Bontoc was one of the towns that I had made it a goal of mine to visit because of one particular fascination of mine: the ancient headhunters.
Warring tribes all throughout the mountain areas have feuded for hundreds of years over land, power and mating rights with the women. And I wasn’t aware of this before I went, but a missionary had set up a museum, the Bontoc Museum, years ago when he’d arrived to rape the local people of their then-current belief system. Funny – even ironic – I thought, that Christianity would aim to remove all traces of the local belief system which included beheading, worshiping ancestors and honoring gods of unknown western appreciation, and then turn around and build a memorial commemorating its amazing past.
I wasn’t able to get much information about the family lifestyles, but I definitely hit the major points in the museum. There was a Frenchman who wandered into this area in the 1970s when the culture was still in full swing and not yet inhibited by any western conservative movements. He captured the life that existed here on film and published a book of the best of those prints. [I have been unable to find this author’s name and would love it if someone would leave that information in a comment at the end of this blog]
In his book there are so many telling photos that show situations where men had just come back from a headhunting party where they had the headless loser of the battle tied up and hanging like a pig from a bamboo strewn between two carriers. They would bring their spoils back to the village, remove the face of the fallen prey, keeping it as a trophy, and tattoo a patterned series of lines on their chest marking their success amongst their battles.
How amazingly far flung, I thought, from our current accepted way of life these people are. Nestled in this little country at some far reach of the world, why, too, would their culture not be just as foreign?
Headhunting, as I found out, was not the work of mad people bent on control or power or because of some strange right of passage. As things went, there were no rules that might keep people from killing each other and taking their land, their animals, their women and on and on. So, instead of warring on a tribe-wide scale, the village leaders would simply send out two snipers and a small contingent of soldiers to find the opposing leaders – the few people in charge of waging the violence in the first place – and, simply put, come back with their heads; guaranteeing that these orders would not see their way to fruition and certainly sending a message to any who might follow in their footsteps.
The pictures that I saw in this museum showed men with six and seven rows of these tattoos indicating their take of the men who’d otherwise have their memory emblazoned across their chests.

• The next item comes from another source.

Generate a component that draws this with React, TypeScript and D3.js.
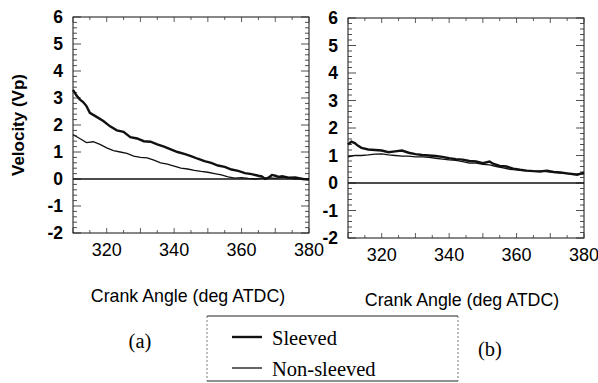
import React, { useRef, useEffect } from 'react';
import * as d3 from 'd3';

// panel (a)
const aSleevedDeg = [310, 311, 312, 313, 314, 315, 317, 319, 321, 323, 325, 327, 329, 331, 333, 335, 337, 339, 341, 343, 345, 347, 349, 351, 353, 355, 357, 359, 361, 363, 365, 366, 367, 368, 369, 370, 371, 372, 374, 376, 378, 380];
const aSleevedVel = [3.3, 3.1, 2.95, 2.85, 2.7, 2.45, 2.3, 2.15, 1.95, 1.8, 1.75, 1.55, 1.5, 1.4, 1.38, 1.28, 1.2, 1.1, 1.0, 0.93, 0.85, 0.75, 0.66, 0.6, 0.5, 0.45, 0.35, 0.3, 0.22, 0.18, 0.12, 0.1, 0.0, 0.05, 0.15, 0.12, 0.08, 0.1, 0.05, 0.06, 0.0, -0.02];
const aNonDeg = [310, 312, 314, 316, 318, 320, 322, 324, 326, 328, 330, 332, 334, 336, 338, 340, 342, 344, 346, 348, 350, 352, 354, 356, 358, 360, 362, 364, 366, 368, 370, 372, 374, 376, 378, 380];
const aNonVel = [1.65, 1.5, 1.35, 1.38, 1.28, 1.15, 1.05, 1.0, 0.95, 0.85, 0.8, 0.78, 0.7, 0.6, 0.55, 0.48, 0.4, 0.37, 0.32, 0.28, 0.25, 0.2, 0.15, 0.08, 0.03, 0.05, 0.02, 0.0, 0.03, 0.05, 0.02, 0.06, 0.03, 0.0, 0.02, 0.0];

// panel (b)
const bSleevedDeg = [310, 311, 312, 313, 314, 316, 318, 320, 322, 324, 326, 328, 330, 332, 334, 336, 338, 340, 342, 344, 346, 348, 350, 352, 353, 355, 357, 359, 361, 363, 365, 367, 369, 371, 373, 375, 377, 378, 380];
const bSleevedVel = [1.4, 1.5, 1.45, 1.35, 1.28, 1.22, 1.2, 1.18, 1.12, 1.15, 1.18, 1.1, 1.05, 1.02, 1.0, 0.98, 0.95, 0.9, 0.87, 0.85, 0.8, 0.78, 0.72, 0.78, 0.7, 0.62, 0.6, 0.52, 0.48, 0.45, 0.43, 0.42, 0.45, 0.4, 0.38, 0.35, 0.32, 0.3, 0.38];
const bNonDeg = [310, 312, 314, 316, 318, 320, 322, 324, 326, 328, 330, 332, 334, 336, 338, 340, 342, 344, 346, 348, 350, 352, 354, 356, 358, 360, 362, 364, 366, 368, 370, 372, 374, 376, 378, 380];
const bNonVel = [0.95, 1.0, 1.0, 1.02, 1.05, 1.06, 1.02, 1.0, 0.98, 0.98, 0.95, 0.95, 0.93, 0.9, 0.87, 0.84, 0.82, 0.78, 0.72, 0.72, 0.68, 0.66, 0.6, 0.55, 0.5, 0.48, 0.45, 0.44, 0.43, 0.42, 0.4, 0.38, 0.35, 0.33, 0.32, 0.33];

const xTicks = [320, 340, 360, 380];
const yTicks = [-2, -1, 0, 1, 2, 3, 4, 5, 6];

const sans = 'Liberation Sans, Arial, sans-serif';
const serif = 'Liberation Serif, Times New Roman, serif';

const zip = (xs: number[], ys: number[]) => xs.map((x, i) => [x, ys[i]] as [number, number]);

function drawPanel(svg: any, box: { x0: number; x1: number; y0: number; y1: number }, sleeved: [number, number][], non: [number, number][]) {
    const x = d3.scaleLinear().domain([310, 380]).range([box.x0, box.x1]);
    const y = d3.scaleLinear().domain([-2, 6]).range([box.y1, box.y0]);
    const g = svg.append('g');

    g.append('rect')
        .attr('x', box.x0).attr('y', box.y0)
        .attr('width', box.x1 - box.x0).attr('height', box.y1 - box.y0)
        .attr('fill', 'none').attr('stroke', '#111').attr('stroke-width', 1);

    // y ticks on both sides, pointing in
    d3.range(-2, 6.001, 0.2).forEach(v => {
        const major = Math.abs(v - Math.round(v)) < 1e-6;
        const len = major ? 8 : 4;
        g.append('line').attr('x1', box.x0).attr('x2', box.x0 + len)
            .attr('y1', y(v)).attr('y2', y(v)).attr('stroke', '#222').attr('stroke-width', 0.8);
        g.append('line').attr('x1', box.x1).attr('x2', box.x1 - len)
            .attr('y1', y(v)).attr('y2', y(v)).attr('stroke', '#222').attr('stroke-width', 0.8);
    });
    d3.range(310, 381, 5).forEach(v => {
        const len = v % 10 === 0 ? 5 : 3;
        g.append('line').attr('x1', x(v)).attr('x2', x(v))
            .attr('y1', box.y1).attr('y2', box.y1 - len).attr('stroke', '#333').attr('stroke-width', 0.8);
        g.append('line').attr('x1', x(v)).attr('x2', x(v))
            .attr('y1', box.y0).attr('y2', box.y0 + len).attr('stroke', '#333').attr('stroke-width', 0.8);
    });

    g.selectAll('text.yt').data(yTicks).join('text')
        .attr('class', 'yt')
        .attr('x', box.x0 - 10).attr('y', (d: number) => y(d) + 6)
        .attr('text-anchor', 'end')
        .style('font-family', sans)
        .style('font-size', '17.5px')
        .style('font-weight', 'bold')
        .text((d: number) => d);

    g.selectAll('text.xt').data(xTicks).join('text')
        .attr('class', 'xt')
        .attr('x', (d: number) => x(d)).attr('y', box.y1 + 23)
        .attr('text-anchor', 'middle')
        .style('font-family', sans)
        .style('font-size', '18px')
        .text((d: number) => d);

    // zero reference
    g.append('line').attr('x1', box.x0).attr('x2', box.x1)
        .attr('y1', y(0)).attr('y2', y(0)).attr('stroke', '#111').attr('stroke-width', 1.3);

    const line = d3.line<[number, number]>().x(d => x(d[0])).y(d => y(d[1]));
    g.append('path').datum(non).attr('d', line)
        .attr('fill', 'none').attr('stroke', '#111').attr('stroke-width', 1.3);
    g.append('path').datum(sleeved).attr('d', line)
        .attr('fill', 'none').attr('stroke', '#111').attr('stroke-width', 2.4);
}

export default function App() {
    const ref = useRef<SVGSVGElement>(null);

    useEffect(() => {
        document.body.style.margin = '0';
        const svg = d3.select(ref.current);
        svg.selectAll('*').remove();

        drawPanel(svg, { x0: 73, x1: 309, y0: 17, y1: 233 }, zip(aSleevedDeg, aSleevedVel), zip(aNonDeg, aNonVel));
        drawPanel(svg, { x0: 348, x1: 584, y0: 18, y1: 238 }, zip(bSleevedDeg, bSleevedVel), zip(bNonDeg, bNonVel));

        svg.append('text')
            .attr('transform', 'translate(24,125) rotate(-90)')
            .attr('text-anchor', 'middle')
            .style('font-family', sans)
            .style('font-size', '17px')
            .style('font-weight', 'bold')
            .text('Velocity (Vp)');

        [[188, 302], [462, 306]].forEach(([cx, cy]) => {
            svg.append('text')
                .attr('x', cx).attr('y', cy)
                .attr('text-anchor', 'middle')
                .style('font-family', sans)
                .style('font-size', '17.8px')
                .text('Crank Angle (deg ATDC)');
        });

        svg.append('text').attr('x', 140).attr('y', 348).attr('text-anchor', 'middle')
            .style('font-family', serif).style('font-size', '20.5px').text('(a)');
        svg.append('text').attr('x', 490).attr('y', 356).attr('text-anchor', 'middle')
            .style('font-family', serif).style('font-size', '20.5px').text('(b)');

        // legend box
        const lg = svg.append('g');
        lg.append('line').attr('x1', 207).attr('x2', 458).attr('y1', 316).attr('y2', 316)
            .attr('stroke', '#222').attr('stroke-width', 1);
        lg.append('line').attr('x1', 207).attr('x2', 458).attr('y1', 381).attr('y2', 381)
            .attr('stroke', '#222').attr('stroke-width', 1);
        [207, 458].forEach(px => {
            lg.append('line').attr('x1', px).attr('x2', px).attr('y1', 316).attr('y2', 381)
                .attr('stroke', '#555').attr('stroke-width', 0.8).attr('stroke-dasharray', '2,2');
        });
        const items = [
            { label: 'Sleeved', w: 2.4, ly: 337, ty: 345 },
            { label: 'Non-sleeved', w: 1.3, ly: 368, ty: 376 },
        ];
        items.forEach(it => {
            lg.append('line').attr('x1', 232).attr('x2', 262).attr('y1', it.ly).attr('y2', it.ly)
                .attr('stroke', '#111').attr('stroke-width', it.w);
            lg.append('text').attr('x', 272).attr('y', it.ty)
                .style('font-family', serif).style('font-size', '20.5px').text(it.label);
        });
    }, []);

    return <svg ref={ref} width={598} height={383} style={{ display: 'block', background: '#fff' }} />;
}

Men sat in the proverbial Asian squat, holding up their latest trophies from the massacre – the eyeless face of the man who’d not fought hard enough, or the man who’d been taken by surprise in his sleep, or the man who’d been turned in by his own people at the risk of losing their own heads in his stead.
The stories, too, were captivating. I stood reading every etched piece of wood, every banner and sign in the museum – all of them depicting the shortened history of a certain village or strain of people living their lives in their unique ways, wearing their unique cloth-work and providing the camera with their own lives in the villages they lived in.

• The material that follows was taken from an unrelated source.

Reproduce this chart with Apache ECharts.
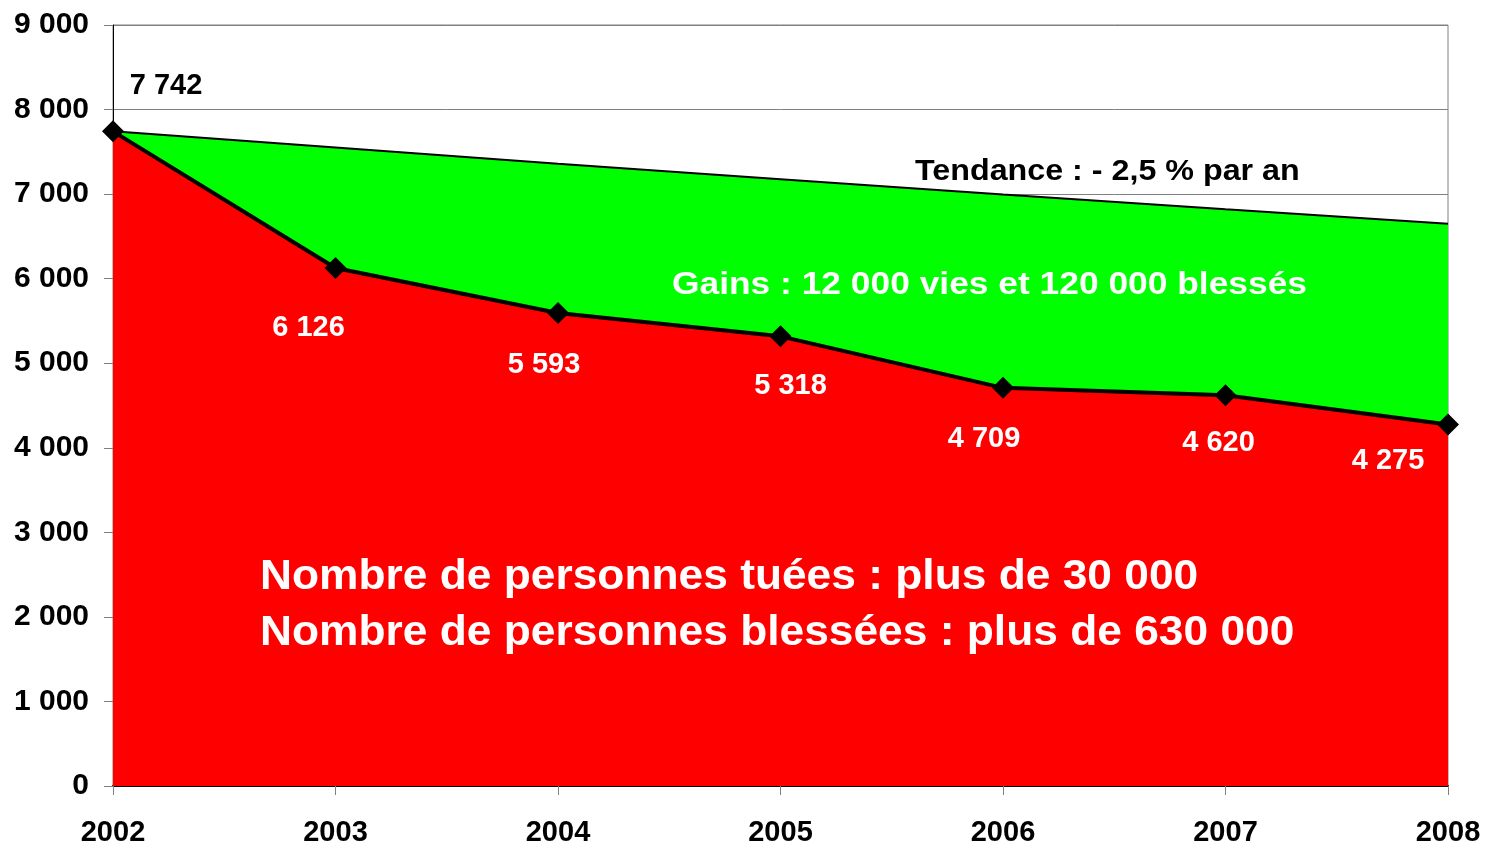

I won’t soon forget the many interesting things that I found there. And I apologize that I don’t have any photos from the location. But the video below should do a good job at staving off the fiendish demand for the answers to the curiosity for secrets of the Ifugao headhunters.
Back on the road, I headed northward. More on that trip and the gallery from the mountains of Sagada in the next journal. Until then, enjoy Part Four of Travel Geek: Documentary Philippines!
[youtube http://www.youtube.com/watch?v=dbf1O6my9-c]
just passed your blog and can’t ignore your piece on PH esp with the rice terraces. I think the French photographer you are looking for is Eduardo Masferre. His wife, a Filipina stil living in Sagada, put up a restaurant and a museum there.
Wow! Thanks so much for taking the time to post that. I have been kicking myself for not remembering that photographer. You are awesome, my friend!